В письме Льву Жегину от 28 августа 1957 года Ларионов жаловался: «Раньше был болен я уже 7 лет, а теперь уже год, как также больна Наташа и может еле двигаться…»[834]; «У нее страшный ревматизм»[835]. Однако Ларионов неточен. Гончарова не могла тяжело болеть целый год, поскольку в январе–феврале того же 1957‐го вместе с ним работала в Монте-Карло, где оформила семь балетов[836].

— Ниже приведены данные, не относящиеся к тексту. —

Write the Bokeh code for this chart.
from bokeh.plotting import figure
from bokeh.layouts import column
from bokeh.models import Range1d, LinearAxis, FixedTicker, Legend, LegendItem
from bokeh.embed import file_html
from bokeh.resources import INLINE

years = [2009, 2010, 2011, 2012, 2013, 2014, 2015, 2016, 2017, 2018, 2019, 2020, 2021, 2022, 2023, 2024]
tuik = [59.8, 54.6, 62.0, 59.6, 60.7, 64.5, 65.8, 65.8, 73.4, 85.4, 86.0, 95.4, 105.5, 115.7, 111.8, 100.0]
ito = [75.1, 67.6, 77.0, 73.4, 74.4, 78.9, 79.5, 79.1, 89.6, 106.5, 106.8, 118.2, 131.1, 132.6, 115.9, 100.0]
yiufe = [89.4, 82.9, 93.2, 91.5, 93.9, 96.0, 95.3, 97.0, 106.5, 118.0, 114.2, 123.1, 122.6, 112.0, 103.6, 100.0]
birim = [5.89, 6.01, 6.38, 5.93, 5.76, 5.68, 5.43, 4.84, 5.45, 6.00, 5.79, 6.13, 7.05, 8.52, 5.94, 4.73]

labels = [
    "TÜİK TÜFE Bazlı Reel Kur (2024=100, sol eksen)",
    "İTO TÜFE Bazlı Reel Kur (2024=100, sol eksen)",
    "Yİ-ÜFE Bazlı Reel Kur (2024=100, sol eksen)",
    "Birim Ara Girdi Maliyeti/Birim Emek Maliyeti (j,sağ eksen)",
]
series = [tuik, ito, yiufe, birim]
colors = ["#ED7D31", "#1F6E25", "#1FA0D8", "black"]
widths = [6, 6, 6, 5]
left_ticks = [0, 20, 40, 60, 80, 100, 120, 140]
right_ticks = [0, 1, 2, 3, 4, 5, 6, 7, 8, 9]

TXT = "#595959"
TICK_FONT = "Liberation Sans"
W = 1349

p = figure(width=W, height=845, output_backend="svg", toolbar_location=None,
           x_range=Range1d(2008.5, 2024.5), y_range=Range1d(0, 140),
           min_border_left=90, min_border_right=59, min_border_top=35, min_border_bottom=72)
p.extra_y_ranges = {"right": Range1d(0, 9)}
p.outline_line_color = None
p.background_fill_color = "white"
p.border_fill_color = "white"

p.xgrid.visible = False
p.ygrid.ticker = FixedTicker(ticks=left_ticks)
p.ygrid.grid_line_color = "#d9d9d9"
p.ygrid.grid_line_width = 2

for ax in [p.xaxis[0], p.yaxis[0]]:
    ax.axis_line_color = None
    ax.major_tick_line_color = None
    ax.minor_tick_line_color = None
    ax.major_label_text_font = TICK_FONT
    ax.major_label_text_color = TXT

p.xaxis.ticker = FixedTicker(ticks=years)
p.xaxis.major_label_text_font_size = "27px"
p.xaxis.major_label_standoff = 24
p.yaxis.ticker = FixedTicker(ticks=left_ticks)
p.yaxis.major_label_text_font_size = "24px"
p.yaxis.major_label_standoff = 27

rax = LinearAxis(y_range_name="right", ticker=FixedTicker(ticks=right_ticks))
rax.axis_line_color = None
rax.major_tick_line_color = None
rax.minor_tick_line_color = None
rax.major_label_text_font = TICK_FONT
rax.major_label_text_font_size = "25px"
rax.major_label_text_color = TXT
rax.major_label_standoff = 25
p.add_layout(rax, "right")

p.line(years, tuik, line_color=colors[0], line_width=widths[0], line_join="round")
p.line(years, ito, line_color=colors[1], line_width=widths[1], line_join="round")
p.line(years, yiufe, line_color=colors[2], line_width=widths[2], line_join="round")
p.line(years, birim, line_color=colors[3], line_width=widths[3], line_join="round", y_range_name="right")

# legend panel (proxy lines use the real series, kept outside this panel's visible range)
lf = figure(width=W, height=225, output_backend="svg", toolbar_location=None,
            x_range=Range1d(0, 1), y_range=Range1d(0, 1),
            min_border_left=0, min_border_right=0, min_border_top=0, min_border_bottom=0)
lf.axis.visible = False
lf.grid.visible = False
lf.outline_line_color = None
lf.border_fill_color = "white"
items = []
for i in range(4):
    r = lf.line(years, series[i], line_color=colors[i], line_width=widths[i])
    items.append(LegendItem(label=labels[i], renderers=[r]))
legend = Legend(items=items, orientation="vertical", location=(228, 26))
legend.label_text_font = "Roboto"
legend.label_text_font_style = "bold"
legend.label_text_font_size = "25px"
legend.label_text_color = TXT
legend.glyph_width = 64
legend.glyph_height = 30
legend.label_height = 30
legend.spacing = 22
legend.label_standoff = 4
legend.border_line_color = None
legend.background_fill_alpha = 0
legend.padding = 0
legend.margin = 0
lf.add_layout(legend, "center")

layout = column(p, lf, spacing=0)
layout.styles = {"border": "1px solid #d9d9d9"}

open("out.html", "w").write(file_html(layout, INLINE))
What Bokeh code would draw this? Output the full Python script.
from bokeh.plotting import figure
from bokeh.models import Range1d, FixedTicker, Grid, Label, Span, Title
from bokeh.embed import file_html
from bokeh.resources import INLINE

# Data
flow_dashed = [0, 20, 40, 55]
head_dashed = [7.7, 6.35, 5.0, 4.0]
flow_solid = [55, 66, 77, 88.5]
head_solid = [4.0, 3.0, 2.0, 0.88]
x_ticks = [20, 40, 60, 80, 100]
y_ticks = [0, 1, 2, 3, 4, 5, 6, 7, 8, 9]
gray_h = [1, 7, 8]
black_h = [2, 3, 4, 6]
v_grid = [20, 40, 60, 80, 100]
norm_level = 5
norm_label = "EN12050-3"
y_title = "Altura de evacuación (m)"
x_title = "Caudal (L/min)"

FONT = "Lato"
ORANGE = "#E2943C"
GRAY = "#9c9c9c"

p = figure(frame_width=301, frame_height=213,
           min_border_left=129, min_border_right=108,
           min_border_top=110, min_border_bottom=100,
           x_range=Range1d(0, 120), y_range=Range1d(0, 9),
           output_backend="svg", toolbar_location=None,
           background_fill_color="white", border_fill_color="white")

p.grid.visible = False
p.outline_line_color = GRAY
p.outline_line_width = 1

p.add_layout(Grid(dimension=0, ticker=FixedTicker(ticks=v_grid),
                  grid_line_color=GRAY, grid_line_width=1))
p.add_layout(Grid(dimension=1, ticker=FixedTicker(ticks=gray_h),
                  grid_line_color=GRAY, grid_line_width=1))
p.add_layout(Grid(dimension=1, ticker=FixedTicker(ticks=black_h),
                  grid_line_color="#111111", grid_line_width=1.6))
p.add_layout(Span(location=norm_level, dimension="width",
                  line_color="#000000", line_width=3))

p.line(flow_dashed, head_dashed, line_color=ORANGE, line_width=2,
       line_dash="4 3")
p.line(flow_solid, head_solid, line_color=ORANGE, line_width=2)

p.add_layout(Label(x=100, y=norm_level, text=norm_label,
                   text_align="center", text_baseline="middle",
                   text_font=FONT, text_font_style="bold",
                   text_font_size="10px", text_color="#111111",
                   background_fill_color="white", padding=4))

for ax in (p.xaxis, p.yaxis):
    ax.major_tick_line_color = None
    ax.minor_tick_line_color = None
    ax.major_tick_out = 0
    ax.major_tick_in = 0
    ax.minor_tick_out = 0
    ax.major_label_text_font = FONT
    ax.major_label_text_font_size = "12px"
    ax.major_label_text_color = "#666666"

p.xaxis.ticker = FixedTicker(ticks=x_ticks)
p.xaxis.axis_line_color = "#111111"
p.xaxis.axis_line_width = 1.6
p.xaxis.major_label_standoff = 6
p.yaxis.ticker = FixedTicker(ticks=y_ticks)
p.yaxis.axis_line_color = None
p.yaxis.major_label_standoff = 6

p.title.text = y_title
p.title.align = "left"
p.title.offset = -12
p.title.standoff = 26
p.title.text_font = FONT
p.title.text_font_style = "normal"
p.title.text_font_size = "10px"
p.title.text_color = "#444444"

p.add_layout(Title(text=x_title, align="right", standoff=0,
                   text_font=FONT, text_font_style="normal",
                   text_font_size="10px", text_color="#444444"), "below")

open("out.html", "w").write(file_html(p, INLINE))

Георгий Костаки вспоминал о своем визите к художникам, состоявшемся, по его словам, «в середине 1950‐х годов»: «Гончарова, когда я пришел, сидела за натюрмортом и кисть держала двумя руками, одной рукой она писать уже не могла»[837]. Приезд Давида Бурлюка точно зафиксирован в дневнике его жены Маруси – он состоялся в начале декабря 1957 года: «Наталья лежала, укрывшись серыми от пыли лохмотьями, согнутая радикулитом, для нее составляло трудность сделать несколько шагов»[838]. Скрюченные, деформированные руки Гончаровой вспоминает и М. Шамо, навестившая художников в 1961 году по случаю их 80-летнего юбилея.
Если подсчитать общее количество картин обеих групп, находящихся не только в Третьяковской галерее, но и в других собраниях, то их окажется не менее пятидесяти. Получается, что в те самые 1957–1958 годы, когда ее видели тяжело больной, Гончарова смогла создать несколько десятков полотен, многие из которых довольно большого размера. Возможно ли это?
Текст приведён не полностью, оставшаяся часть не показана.